What a quality conversation this was! There were 16 in attendance including the facilitator and note taker. The makeup of the group was quite diverse representing a broad range of divisions, departments, and stakeholders. Given that diversity, there certainly seemed to be common themes that resonated throughout the conversation. Quite honestly this group could have strategically conversed for at least another hour. The majority of the hour was spent on SWOT-related dialog even though prompted to incorporate the other two themes. I was proud of our staff for their faith that their comments would actually matter and their willingness to share them!
Among the primary points of discussion related to strengths and opportunities was WCU’s location and a variety of aspects related to our general area, our proximity to natural parks and the natural resources available for both study and recreation, our size and small school feel, and the quality of life that most feel accompanies all the above. Beyond the overarching comments related to location, size, etc., recent improvements in campus facilities, the strength of particular academic and particular support programs, and institutional affordability for students, are also seen as WCU’s strengths.
Among the primary themes surfacing as weaknesses was the lack of funding and/or perception that our past leadership was unwilling to use our resources more efficiently and effectively to better position this institution for success. Funding and/or funding decisions were obviously a topic that most seemed to acknowledge as critical; however, they seemed to feel even more strongly about the need for our institution to build better working relationships across both divisional and departmental lines. This theme of teambuilding seemed focused on perceptions of a lack of communication and/or an unwillingness to communicate by faculty/staff and especially upper administration. Our perceived lack of Alumni development, our perceived inability to “tell our story” to the state and especially our region, our inability to significantly impact retention rates, overall parking/transportation issues, a perception that scholarship funding has been neglected and is now severely lacking, and the continuing poorly performing football program are all seen as major weaknesses and detrimental to both short and long term success.

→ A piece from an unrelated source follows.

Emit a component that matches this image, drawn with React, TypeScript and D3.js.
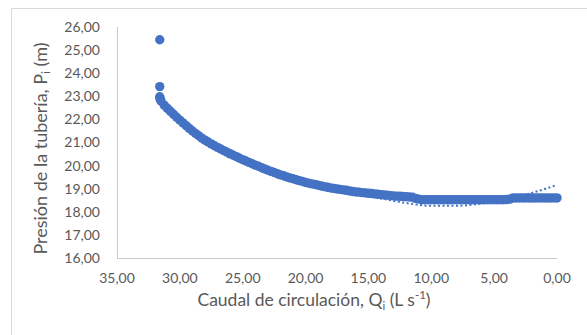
import React from 'react';
import * as d3 from 'd3';

// Caudal (L/s) and presión (m)
const caudal = [
  31.6, 31.6, 31.6, 31.58, 31.55,
  31.5, 31.25, 31.0, 30.75, 30.5, 30.25, 30.0, 29.75, 29.5, 29.25, 29.0, 28.75, 28.5, 28.25,
  28.0, 27.75, 27.5, 27.25, 27.0, 26.75, 26.5, 26.25, 26.0, 25.75, 25.5, 25.25, 25.0, 24.75,
  24.5, 24.25, 24.0, 23.75, 23.5, 23.25, 23.0, 22.75, 22.5, 22.25, 22.0, 21.75, 21.5, 21.25,
  21.0, 20.75, 20.5, 20.25, 20.0, 19.75, 19.5, 19.25, 19.0, 18.75, 18.5, 18.25, 18.0, 17.75,
  17.5, 17.25, 17.0, 16.75, 16.5, 16.25, 16.0, 15.75, 15.5, 15.25, 15.0, 14.75, 14.5, 14.25,
  14.0, 13.75, 13.5, 13.25, 13.0, 12.75, 12.5, 12.25, 12.0, 11.75, 11.5, 11.25, 11.0,
  10.75, 10.5, 10.25, 10.0, 9.75, 9.5, 9.25, 9.0, 8.75, 8.5, 8.25, 8.0, 7.75, 7.5, 7.25,
  7.0, 6.75, 6.5, 6.25, 6.0, 5.75, 5.5, 5.25, 5.0, 4.75, 4.5, 4.25, 4.0, 3.75,
  3.5, 3.25, 3.0, 2.75, 2.5, 2.25, 2.0, 1.75, 1.5, 1.25, 1.0, 0.75, 0.5, 0.25, 0.0,
];
const presion = [
  25.45, 23.42, 22.98, 22.9, 22.85,
  22.8, 22.62, 22.48, 22.35, 22.22, 22.09, 21.97, 21.85, 21.73, 21.61, 21.5, 21.39, 21.29, 21.19,
  21.1, 21.02, 20.94, 20.86, 20.79, 20.72, 20.65, 20.58, 20.51, 20.45, 20.39, 20.32, 20.26, 20.2,
  20.14, 20.08, 20.02, 19.97, 19.91, 19.86, 19.8, 19.75, 19.7, 19.65, 19.6, 19.56, 19.51, 19.47,
  19.43, 19.39, 19.35, 19.31, 19.27, 19.24, 19.21, 19.18, 19.15, 19.12, 19.09, 19.06, 19.03, 19.01,
  18.99, 18.97, 18.95, 18.93, 18.9, 18.88, 18.86, 18.85, 18.83, 18.82, 18.8, 18.79, 18.77, 18.76,
  18.74, 18.73, 18.72, 18.7, 18.69, 18.68, 18.67, 18.66, 18.65, 18.64, 18.63, 18.58, 18.55,
  18.52, 18.52, 18.52, 18.52, 18.52, 18.52, 18.52, 18.52, 18.52, 18.52, 18.52, 18.52, 18.52, 18.52, 18.52,
  18.52, 18.52, 18.52, 18.52, 18.52, 18.52, 18.52, 18.52, 18.52, 18.52, 18.52, 18.52, 18.53, 18.55,
  18.6, 18.6, 18.6, 18.6, 18.6, 18.6, 18.6, 18.6, 18.6, 18.6, 18.6, 18.6, 18.6, 18.6, 18.6,
];
// dotted polynomial trendline, read at a few flows
const trendQ = [31.6, 30, 28, 26, 24, 22, 20, 18, 16, 14, 12, 10, 8, 6, 4, 2, 0];
const trendP = [22.92, 22.0, 21.12, 20.5, 20.0, 19.6, 19.26, 19.0, 18.79, 18.58, 18.38, 18.26, 18.26, 18.36, 18.55, 18.82, 19.16];
const yTicks = [16, 17, 18, 19, 20, 21, 22, 23, 24, 25, 26];
const xTicks = [35, 30, 25, 20, 15, 10, 5, 0];

const W = 587;
const H = 335;
const plot = { left: 117, right: 557, top: 27, bottom: 258 };
const blue = '#4472C4';
const grey = '#595959';
const font = 'Lato, "Open Sans", sans-serif';

const fmt = (v: number) => v.toFixed(2).replace('.', ',');

const App = () => {
  const x = d3.scaleLinear().domain([35, 0]).range([plot.left, plot.right]);
  const y = d3.scaleLinear().domain([16, 26]).range([plot.bottom, plot.top]);

  const line = d3
    .line<number>()
    .x((q) => x(q))
    .y((_, i) => y(trendP[i]))
    .curve(d3.curveMonotoneX);

  return (
    <svg width={W} height={H} style={{ display: 'block', position: 'absolute', left: 0, top: 0 }}>
      <rect x={0} y={0} width={W} height={H} fill="#fff" />
      <rect x={11.5} y={8.5} width={W + 20} height={H + 20} fill="#fff" stroke="#d9d9d9" />
      <line x1={plot.left + 0.5} x2={plot.left + 0.5} y1={plot.top} y2={plot.bottom} stroke="#c9c9c9" />
      <line x1={plot.left} x2={plot.right} y1={plot.bottom + 0.5} y2={plot.bottom + 0.5} stroke="#c9c9c9" />
      {yTicks.map((t) => (
        <text key={t} x={100} y={y(t)} dy="0.35em" textAnchor="end" fontFamily={font} fontSize={14} fill={grey}>
          {fmt(t)}
        </text>
      ))}
      {xTicks.map((t) => (
        <text key={t} x={x(t)} y={283} textAnchor="middle" fontFamily={font} fontSize={14} fill={grey}>
          {fmt(t)}
        </text>
      ))}
      <text
        transform={`translate(47,${(plot.top + plot.bottom) / 2 + 6}) rotate(-90)`}
        textAnchor="middle"
        fontFamily={font}
        fontSize={18}
        fill={grey}
      >
        Presión de la tubería, P<tspan fontSize={12} dy={3}>i</tspan>
        <tspan dy={-3}> (m)</tspan>
      </text>
      <text x={314} y={306} textAnchor="middle" fontFamily={font} fontSize={17.5} fill={grey}>
        Caudal de circulación, Q<tspan fontSize={11.5} dy={4}>i</tspan>
        <tspan dy={-4}> (L s</tspan>
        <tspan fontSize={11.5} dy={-7}>-1</tspan>
        <tspan dy={7}>)</tspan>
      </text>
      <g>
        {caudal.map((q, i) => (
          <circle key={i} cx={x(q)} cy={y(presion[i])} r={4.7} fill={blue} />
        ))}
      </g>
      <path d={line(trendQ) || ''} fill="none" stroke={blue} strokeWidth={2} strokeDasharray="2,2.5" />
    </svg>
  );
};

export default App;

The conversation related to opportunities focused on all of the above strengths and weaknesses since those were all viewed as being critical factors in our future, especially better Alumni relations. In addition, the group felt strongly about Chancellor Belcher’s arrival and the opportunities for relationship building and/or mending with the local/regional communities, our current and potential business partners, General Administration, and our Alumni. Furthermore, our relationship with the Arboretum and our presence in Asheville was seen as opportunities if rational, strategic moves are made to best maximize their potential. Streamlining our programs and reallocating resources and funding to our best and most populated programs are seen as an opportunity.
The primary theme running throughout most discussion on perceived threats was related to funding. This included cuts in financial aid, overall budget cuts, a lack of pay raises and the concern that this will result in the loss of quality faculty and staff, the rising costs of construction/renovation which will impact our future capability to modernize aging facilities or build new ones, and a great concern that our campus infrastructure, including IT, is in critical need of upgrades. Other threats focused on competition from community colleges, fellow UNC institutions, as well as the global market. Our lack of overall communication to all constituents was also seen as threat. The desire for “intranet-type” functions for better communication of campus events and non-formal faculty-to-staff-to-students-to-community interaction was supported.
The group did have about 7-10 minutes for discussion related to the #1 Future Priority and WCU in 5-10 years. From that discussion came the overall acknowledgement that this strategic planning process must guide all future WCU moves. WCU must decide what it is, what size it wants to be, the programs that are important, and most critically, be willing to make the hard choices necessary to add/drop programs and support as needed to pursue our strategic plan. There were no opinions voiced on size preference, just that we need to pick our goals and then put the resources in place to reach them, unlike past practices.
Thanks for the opportunity to participate in this process!